Ooh! A more appropriate finish to the paragraph would be "we COULD get both security and speed". Without telling what cryptanalysis they've tried to perform on it, they can't claim to get security.

Anyway, out of idle interest, just how big IS the key? The encryption algorithm is completely deterministic (or you'd have difficulty decrypting, unless you had redundancies in the ciphertext, which would be horrible...), so it has to have a well-defined key. Your algorithm might square the key and take the square root of its sine between every two bytes, but it would still be using a key of the same size -- the initial key given.

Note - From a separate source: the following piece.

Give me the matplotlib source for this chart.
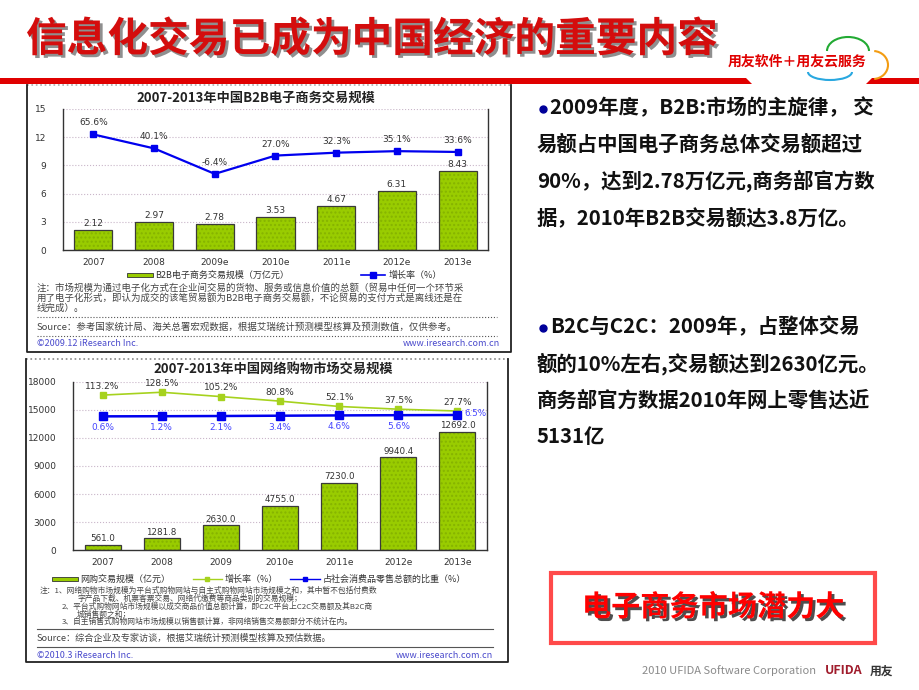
import numpy as np
import matplotlib
matplotlib.use('Agg')
import matplotlib.pyplot as plt
import matplotlib.patheffects as pe
from matplotlib.patches import Rectangle, Polygon, Arc

plt.rcParams['font.family'] = ['Noto Sans CJK SC', 'DejaVu Sans']

# chart 1 : B2B
b2b_years = ['2007', '2008', '2009e', '2010e', '2011e', '2012e', '2013e']
b2b_scale = [2.12, 2.97, 2.78, 3.53, 4.67, 6.31, 8.43]
b2b_growth = [65.6, 40.1, -6.4, 27.0, 32.3, 35.1, 33.6]

# chart 2 : online shopping
shop_years = ['2007', '2008', '2009', '2010e', '2011e', '2012e', '2013e']
shop_scale = [561.0, 1281.8, 2630.0, 4755.0, 7230.0, 9940.4, 12692.0]
shop_growth = [113.2, 128.5, 105.2, 80.8, 52.1, 37.5, 27.7]
shop_share = [0.6, 1.2, 2.1, 3.4, 4.6, 5.6, 6.5]

W, H = 920, 690
GREEN = '#99cc00'
LGREEN = '#a6d21e'
BLUE = '#0000ee'
DARK = '#333333'
NUM = 'DejaVu Sans'   # latin font for the small numbers in the charts

def rect(x0, y0, x1, y1):
  # pixel box (top-left origin) -> figure fraction
  return [x0 / W, 1 - y1 / H, (x1 - x0) / W, (y1 - y0) / H]

fig = plt.figure(figsize=(9.2, 6.9), dpi=100)

# overlay in pixel coords for the slide decorations
bg = fig.add_axes([0, 0, 1, 1], zorder=0)
bg.set_xlim(0, W)
bg.set_ylim(H, 0)
bg.axis('off')

"""
slide header
"""
bg.text(26, 40, '信息化交易已成为中国经济的重要内容', fontsize=29.3, fontweight='bold',
        color='#d40d0d', va='center', ha='left',
        path_effects=[pe.SimplePatchShadow(offset=(2, -2), shadow_rgbFace='#444444', alpha=0.6), pe.Normal()])
bg.add_patch(Polygon([(0, 78), (746, 78), (752, 84), (0, 84)], closed=True, color='#e00000', lw=0))
bg.add_patch(Polygon([(872, 78), (920, 78), (920, 84), (866, 84)], closed=True, color='#e00000', lw=0))
bg.text(728, 62, '用友软件＋用友云服务', fontsize=10, fontweight='bold', color='#e00000', va='center')
bg.add_patch(Arc((848, 51), 42, 28, theta1=180, theta2=360, color='#22aa33', lw=1.5))
bg.add_patch(Arc((873, 65), 30, 28, theta1=-85, theta2=85, color='#f39c12', lw=1.5))
bg.add_patch(Arc((830, 72), 44, 16, theta1=0, theta2=180, color='#29a8e0', lw=1.5))

"""
frames around the two embedded charts
"""
bg.plot([27, 511], [85, 85], color='#aaaaaa', lw=1.2, ls=':')
bg.plot([27, 27, 511, 511], [85, 352, 352, 85], color='#222222', lw=1.3)
bg.plot([26, 508], [359, 359], color='#888888', lw=1.2, ls=':')
bg.plot([26, 26, 508, 508], [359, 662, 662, 359], color='#222222', lw=1.3)

def bar_layer(ax, x, vals, width):
  ax.bar(x, vals, width=width, color=GREEN, edgecolor='#86b300', hatch='....', lw=0, zorder=2)
  ax.bar(x, vals, width=width, fill=False, edgecolor='#3a3a3a', lw=0.9, zorder=3)

def style_axes(ax, ticks):
  ax.set_facecolor('none')
  ax.set_yticks(ticks)
  ax.tick_params(axis='both', length=0, labelsize=6.5, labelcolor=DARK)
  ax.tick_params(axis='y', pad=12)
  ax.tick_params(axis='x', pad=6)
  for lab in ax.get_xticklabels() + ax.get_yticklabels():
    lab.set_fontfamily(NUM)
  for s in ['left', 'bottom', 'right']:
    ax.spines[s].set_color('#333333')
    ax.spines[s].set_linewidth(1.0)
  ax.spines['top'].set_visible(False)
  for t in ticks[1:]:
    ax.axhline(t, color='#c9b6c9', lw=0.8, ls=':', zorder=1)

"""
chart 1
"""
bg.text(256, 98, '2007-2013年中国B2B电子商务交易规模', fontsize=9.5, fontweight='bold',
        color='#222222', ha='center', va='center')
ax1 = fig.add_axes(rect(63, 109, 488, 250), zorder=2)
x = np.arange(len(b2b_years))
bar_layer(ax1, x, b2b_scale, 0.63)
ax1.set_xlim(-0.5, 6.5)
ax1.set_ylim(0, 15)
ax1.set_xticks(x)
ax1.set_xticklabels(b2b_years)
style_axes(ax1, [0, 3, 6, 9, 12, 15])
for i, v in enumerate(b2b_scale):
  ax1.annotate('%.2f' % v, (i, v), xytext=(0, 1.5), textcoords='offset points',
               ha='center', va='bottom', fontsize=6.5, color=DARK, family=NUM)

ax1b = ax1.twinx()
ax1b.set_ylim(-145.3, 112.0)
ax1b.axis('off')
ax1b.plot(x, b2b_growth, color=BLUE, lw=1.6, marker='s', ms=5, zorder=4)
for i, v in enumerate(b2b_growth):
  ax1b.annotate('%.1f%%' % v, (i, v), xytext=(0, 5), textcoords='offset points',
                ha='center', va='bottom', fontsize=6.5, color=DARK, family=NUM)

# legend 1
bg.add_patch(Rectangle((127, 273), 26, 4, facecolor=GREEN, edgecolor='#333333', lw=0.6))
bg.text(155, 275, 'B2B电子商务交易规模（万亿元）', fontsize=6.5, color=DARK, va='center')
bg.plot([361, 385], [275, 275], color=BLUE, lw=1.2)
bg.plot([373], [275], marker='s', ms=4, color=BLUE)
bg.text(389, 275, '增长率（%）', fontsize=6.5, color=DARK, va='center')

notes1 = ['注：市场规模为通过电子化方式在企业间交易的货物、服务或信息价值的总额（贸易中任何一个环节采',
          '用了电子化形式，即认为成交的该笔贸易额为B2B电子商务交易额，不论贸易的支付方式是离线还是在',
          '线完成）。']
for k, line in enumerate(notes1):
  bg.text(37, 288 + k * 10, line, fontsize=6.8, color='#444444', va='center')
bg.plot([37, 497], [317, 317], color='#555555', lw=0.8, ls=':')
bg.text(37, 327, 'Source：参考国家统计局、海关总署宏观数据，根据艾瑞统计预测模型核算及预测数值，仅供参考。',
        fontsize=6.8, color='#444444', va='center')
bg.plot([37, 497], [336, 336], color='#555555', lw=0.8, ls=':')
bg.text(37, 344, '©2009.12 iResearch Inc.', fontsize=6.5, color='#4a4acc', va='center')
bg.text(500, 344, 'www.iresearch.com.cn', fontsize=6.5, color='#4a4acc', va='center', ha='right')

"""
chart 2
"""
bg.text(273, 370, '2007-2013年中国网络购物市场交易规模', fontsize=9.5, fontweight='bold',
        color='#222222', ha='center', va='center')
ax2 = fig.add_axes(rect(73, 382, 487, 550), zorder=2)
x = np.arange(len(shop_years))
bar_layer(ax2, x, shop_scale, 0.61)
ax2.set_xlim(-0.5, 6.5)
ax2.set_ylim(0, 18000)
ax2.set_xticks(x)
ax2.set_xticklabels(shop_years)
style_axes(ax2, [0, 3000, 6000, 9000, 12000, 15000, 18000])
for i, v in enumerate(shop_scale):
  ax2.annotate('%.1f' % v, (i, v), xytext=(0, 1), textcoords='offset points',
               ha='center', va='bottom', fontsize=6.3, color=DARK, family=NUM)

ax2g = ax2.twinx()
ax2g.set_ylim(-719, 183.6)
ax2g.axis('off')
ax2g.plot(x, shop_growth, color=LGREEN, lw=1.2, marker='s', ms=5, zorder=4)
for i, v in enumerate(shop_growth):
  ax2g.annotate('%.1f%%' % v, (i, v), xytext=(0, 3), textcoords='offset points',
                ha='center', va='bottom', fontsize=6.5, color=DARK, family=NUM)

ax2s = ax2.twinx()
ax2s.set_ylim(-572, 147.8)
ax2s.axis('off')
ax2s.plot(x, shop_share, color=BLUE, lw=1.8, marker='s', ms=5.5, zorder=4)
for i, v in enumerate(shop_share):
  if i == len(shop_share) - 1:
    ax2s.annotate('%.1f%%' % v, (i, v), xytext=(5, 1), textcoords='offset points',
                  ha='left', va='center', fontsize=6.3, color='#4444ff', family=NUM)
  else:
    ax2s.annotate('%.1f%%' % v, (i, v), xytext=(0, -5), textcoords='offset points',
                  ha='center', va='top', fontsize=6.5, color='#4444ff', family=NUM)

# legend 2
bg.add_patch(Rectangle((52, 577), 26, 4, facecolor=GREEN, edgecolor='#333333', lw=0.6))
bg.text(80, 579, '网购交易规模（亿元）', fontsize=6.5, color=DARK, va='center')
bg.plot([193, 222], [579, 579], color=LGREEN, lw=1.0)
bg.plot([207.5], [579], marker='s', ms=3.5, color=LGREEN)
bg.text(225, 579, '增长率（%）', fontsize=6.5, color=DARK, va='center')
bg.plot([290, 320], [579, 579], color=BLUE, lw=1.0)
bg.plot([305], [579], marker='s', ms=3.5, color=BLUE)
bg.text(323, 579, '占社会消费品零售总额的比重（%）', fontsize=6.5, color=DARK, va='center')

notes2 = [(40, '注：1、网络购物市场规模为平台式购物网站与自主式购物网站市场规模之和，其中暂不包括付费数'),
          (77, '字产品下载、机票客票交易、网络代缴费等商品类别的交易规模；'),
          (62, '2、平台式购物网站市场规模以成交商品价值总额计算，即C2C平台上C2C交易额及其B2C商'),
          (77, '城销售额之和；'),
          (62, '3、自主销售式购物网站市场规模以销售额计算，非网络销售交易额部分不统计在内。')]
for k, (xx, line) in enumerate(notes2):
  bg.text(xx, 591 + k * 7.8, line, fontsize=5.6, color='#444444', va='center')
bg.plot([37, 493], [629, 629], color='#555555', lw=0.8)
bg.text(37, 638, 'Source：综合企业及专家访谈，根据艾瑞统计预测模型核算及预估数据。',
        fontsize=6.6, color='#444444', va='center')
bg.plot([37, 493], [647, 647], color='#555555', lw=0.8)
bg.text(37, 655, '©2010.3 iResearch Inc.', fontsize=6.5, color='#4a4acc', va='center')
bg.text(493, 655, 'www.iresearch.com.cn', fontsize=6.5, color='#4a4acc', va='center', ha='right')

"""
right side text
"""
para1 = ['2009年度，B2B:市场的主旋律， 交',
         '易额占中国电子商务总体交易额超过',
         '90%，达到2.78万亿元,商务部官方数',
         '据，2010年B2B交易额达3.8万亿。']
para2 = ['B2C与C2C：2009年，占整体交易',
         '额的10%左右,交易额达到2630亿元。',
         '商务部官方数据2010年网上零售达近',
         '5131亿']
for ys, para in [(108, para1), (327, para2)]:
  bg.plot([543], [ys + 1], marker='o', ms=5, color='#000099')
  for k, line in enumerate(para):
    bg.text(550 if k == 0 else 537, ys + k * 36.5, line, fontsize=14.7, fontweight='bold',
            color='#111111', va='center')

bg.add_patch(Rectangle((551, 573), 324, 70, facecolor='white', edgecolor='#ff4a4a', lw=3))
bg.text(713, 607, '电子商务市场潜力大', fontsize=21, fontweight='bold', color='#ff0000',
        ha='center', va='center',
        path_effects=[pe.SimplePatchShadow(offset=(2, -2), shadow_rgbFace='#222222', alpha=0.8), pe.Normal()])

bg.text(816, 671, '2010 UFIDA Software Corporation', fontsize=8, color='#8a8a8a', ha='right', va='center')
bg.text(825, 671, 'UFIDA', fontsize=9, fontweight='bold', color='#a01c2c', va='center')
bg.text(870, 671, '用友', fontsize=8.5, fontweight='bold', color='#333333', va='center')

fig.savefig('out.png', dpi=100)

Finally, the claims about DES and BlowFish (Schneier's AES candidate) needing to decrypt a file before random access are patently false. CBC mode, explicitly recommended for them, gives excellent, fast, random access. The claim about having to decrypt before appending is even more ridiculous: CBC requires just access to the last block, and it uses it encrypted, so you have to decrypt 0 bytes before you can start appending. CTR lets you setup to decrypt immediately: you just need to know the initial value (used for encrypting the first block) and the number of the next block. Seriously, it's a solved problem -- you need a good reason to step away from the examined standards and do something else!

RUN, don't WALK, away from programs making these sort of claims.